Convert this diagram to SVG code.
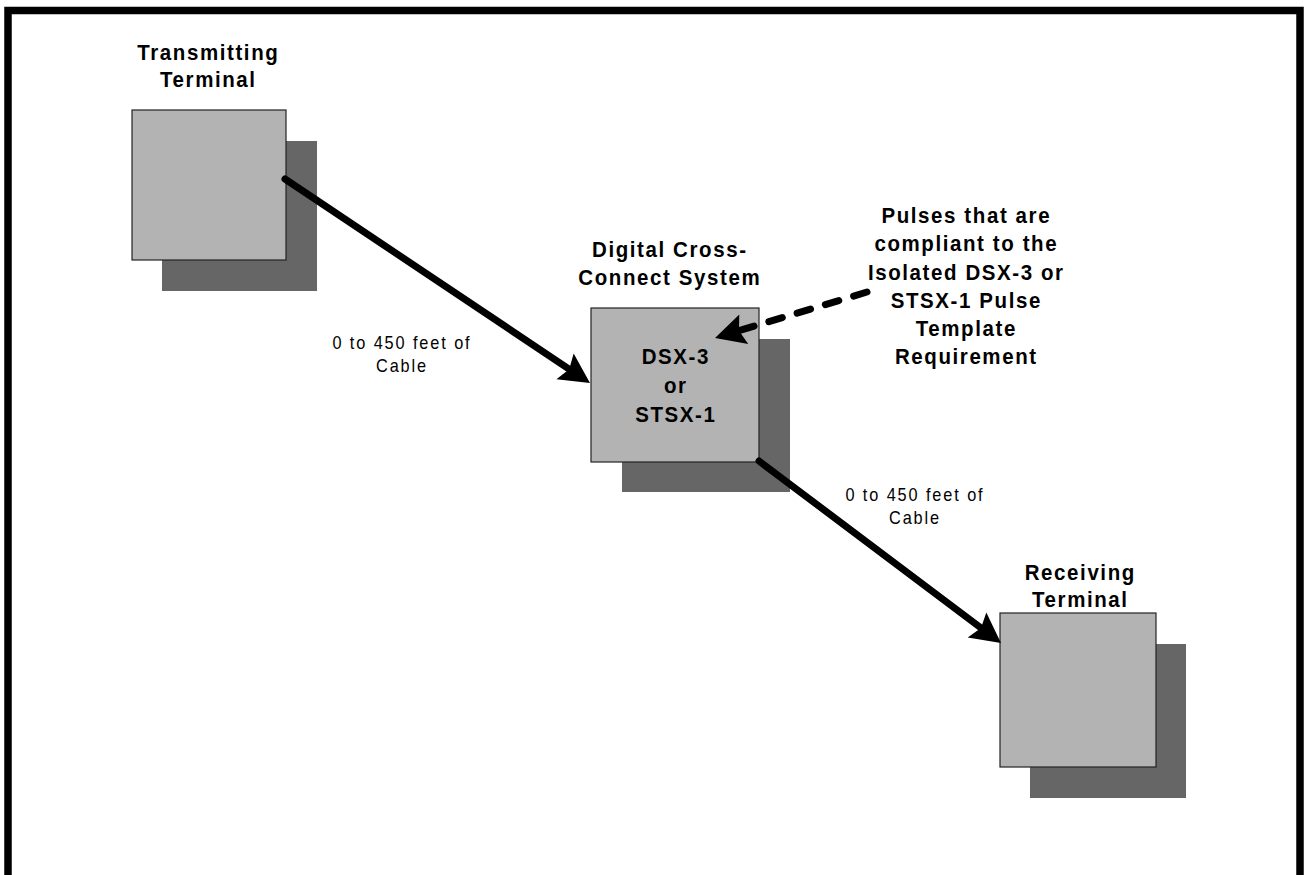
<svg xmlns="http://www.w3.org/2000/svg" width="1304" height="875" viewBox="0 0 1304 875">
  <style>
    .frame { fill: none; stroke: #000; stroke-width: 7.5; }
    .shadow { fill: #666666; }
    .box { fill: #b3b3b3; stroke: #222; stroke-width: 1.2; }
    .t { font-family: "Liberation Sans", Arial, Helvetica, sans-serif; font-weight: bold; font-size: 20.5px; letter-spacing: 1.6px; text-anchor: middle; fill: #000; }
    .l { font-family: "Liberation Sans", Arial, Helvetica, sans-serif; font-weight: normal; font-size: 16.3px; letter-spacing: 1.9px; text-anchor: middle; fill: #000; }
    .wire { fill: none; stroke: #000; stroke-width: 7; stroke-linecap: round; }
    .dash { stroke-dasharray: 14 15.5; }
  </style>
  <defs>
    <marker id="head" markerUnits="userSpaceOnUse" viewBox="-10 -17 34 34" refX="0" refY="0" markerWidth="34" markerHeight="34" orient="auto">
      <path d="M22,0 L-8,-15.5 L-3,0 L-8,15.5 Z" fill="#000"/>
    </marker>
  </defs>
  <rect width="1304" height="875" fill="#fff"/>
  <rect class="frame" x="8" y="10.5" width="1292" height="900"/>

  <g id="transmitting-terminal">
    <rect class="shadow" x="162" y="141" width="155" height="150"/>
    <rect class="box" x="132" y="110" width="154" height="150"/>
    <text class="t" transform="translate(208.3,60) scale(1,1.1)"><tspan x="0" y="0">Transmitting</tspan><tspan x="0" dy="24.5">Terminal</tspan></text>
  </g>

  <g id="dcs">
    <rect class="shadow" x="622" y="339" width="168" height="153"/>
    <rect class="box" x="591" y="308" width="168" height="154"/>
    <text class="t" transform="translate(669.8,256.7) scale(1,1.1)"><tspan x="0" y="0">Digital Cross-</tspan><tspan x="0" dy="25.7">Connect System</tspan></text>
    <text class="t" transform="translate(675.8,364) scale(1,1.1)"><tspan x="0" y="0">DSX-3</tspan><tspan x="0" dy="26.2">or</tspan><tspan x="0" dy="26.2">STSX-1</tspan></text>
  </g>

  <g id="receiving-terminal">
    <rect class="shadow" x="1030" y="644" width="156" height="154"/>
    <rect class="box" x="1000" y="613" width="156" height="154"/>
    <text class="t" transform="translate(1080.3,580) scale(1,1.1)"><tspan x="0" y="0">Receiving</tspan><tspan x="0" dy="24.5">Terminal</tspan></text>
  </g>

  <g id="pulses-note">
    <text class="t" transform="translate(966.3,223.3) scale(1,1.1)"><tspan x="0" y="0">Pulses that are</tspan><tspan x="0" dy="25.6">compliant to the</tspan><tspan x="0" dy="25.6">Isolated DSX-3 or</tspan><tspan x="0" dy="25.6">STSX-1 Pulse</tspan><tspan x="0" dy="25.6">Template</tspan><tspan x="0" dy="25.6">Requirement</tspan></text>
  </g>

  <g id="connectors">
    <path class="wire" d="M285,179 L571.7,370.8" marker-end="url(#head)"/>
    <path class="wire" d="M759,461 L983.4,629.8" marker-end="url(#head)"/>
    <path class="wire dash" d="M867,292 L736.1,331.6" marker-end="url(#head)"/>
    <text class="l" transform="translate(402,349.3) scale(1,1.15)"><tspan x="0" y="0">0 to 450 feet of</tspan><tspan x="0" dy="19.8">Cable</tspan></text>
    <text class="l" transform="translate(915,500.7) scale(1,1.15)"><tspan x="0" y="0">0 to 450 feet of</tspan><tspan x="0" dy="20.2">Cable</tspan></text>
  </g>
</svg>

+ + + + + + +

REQUEST. Reproduce the material above verbatim; omit every picture.

CORRECT RESULT.
Convert this diagram to SVG code.
<svg xmlns="http://www.w3.org/2000/svg" width="1304" height="875" viewBox="0 0 1304 875">
  <style>
    .frame { fill: none; stroke: #000; stroke-width: 7.5; }
    .shadow { fill: #666666; }
    .box { fill: #b3b3b3; stroke: #222; stroke-width: 1.2; }
    .t { font-family: "Liberation Sans", Arial, Helvetica, sans-serif; font-weight: bold; font-size: 20.5px; letter-spacing: 1.6px; text-anchor: middle; fill: #000; }
    .l { font-family: "Liberation Sans", Arial, Helvetica, sans-serif; font-weight: normal; font-size: 16.3px; letter-spacing: 1.9px; text-anchor: middle; fill: #000; }
    .wire { fill: none; stroke: #000; stroke-width: 7; stroke-linecap: round; }
    .dash { stroke-dasharray: 14 15.5; }
  </style>
  <defs>
    <marker id="head" markerUnits="userSpaceOnUse" viewBox="-10 -17 34 34" refX="0" refY="0" markerWidth="34" markerHeight="34" orient="auto">
      <path d="M22,0 L-8,-15.5 L-3,0 L-8,15.5 Z" fill="#000"/>
    </marker>
  </defs>
  <rect width="1304" height="875" fill="#fff"/>
  <rect class="frame" x="8" y="10.5" width="1292" height="900"/>

  <g id="transmitting-terminal">
    <rect class="shadow" x="162" y="141" width="155" height="150"/>
    <rect class="box" x="132" y="110" width="154" height="150"/>
    <text class="t" transform="translate(208.3,60) scale(1,1.1)"><tspan x="0" y="0">Transmitting</tspan><tspan x="0" dy="24.5">Terminal</tspan></text>
  </g>

  <g id="dcs">
    <rect class="shadow" x="622" y="339" width="168" height="153"/>
    <rect class="box" x="591" y="308" width="168" height="154"/>
    <text class="t" transform="translate(669.8,256.7) scale(1,1.1)"><tspan x="0" y="0">Digital Cross-</tspan><tspan x="0" dy="25.7">Connect System</tspan></text>
    <text class="t" transform="translate(675.8,364) scale(1,1.1)"><tspan x="0" y="0">DSX-3</tspan><tspan x="0" dy="26.2">or</tspan><tspan x="0" dy="26.2">STSX-1</tspan></text>
  </g>

  <g id="receiving-terminal">
    <rect class="shadow" x="1030" y="644" width="156" height="154"/>
    <rect class="box" x="1000" y="613" width="156" height="154"/>
    <text class="t" transform="translate(1080.3,580) scale(1,1.1)"><tspan x="0" y="0">Receiving</tspan><tspan x="0" dy="24.5">Terminal</tspan></text>
  </g>

  <g id="pulses-note">
    <text class="t" transform="translate(966.3,223.3) scale(1,1.1)"><tspan x="0" y="0">Pulses that are</tspan><tspan x="0" dy="25.6">compliant to the</tspan><tspan x="0" dy="25.6">Isolated DSX-3 or</tspan><tspan x="0" dy="25.6">STSX-1 Pulse</tspan><tspan x="0" dy="25.6">Template</tspan><tspan x="0" dy="25.6">Requirement</tspan></text>
  </g>

  <g id="connectors">
    <path class="wire" d="M285,179 L571.7,370.8" marker-end="url(#head)"/>
    <path class="wire" d="M759,461 L983.4,629.8" marker-end="url(#head)"/>
    <path class="wire dash" d="M867,292 L736.1,331.6" marker-end="url(#head)"/>
    <text class="l" transform="translate(402,349.3) scale(1,1.15)"><tspan x="0" y="0">0 to 450 feet of</tspan><tspan x="0" dy="19.8">Cable</tspan></text>
    <text class="l" transform="translate(915,500.7) scale(1,1.15)"><tspan x="0" y="0">0 to 450 feet of</tspan><tspan x="0" dy="20.2">Cable</tspan></text>
  </g>
</svg>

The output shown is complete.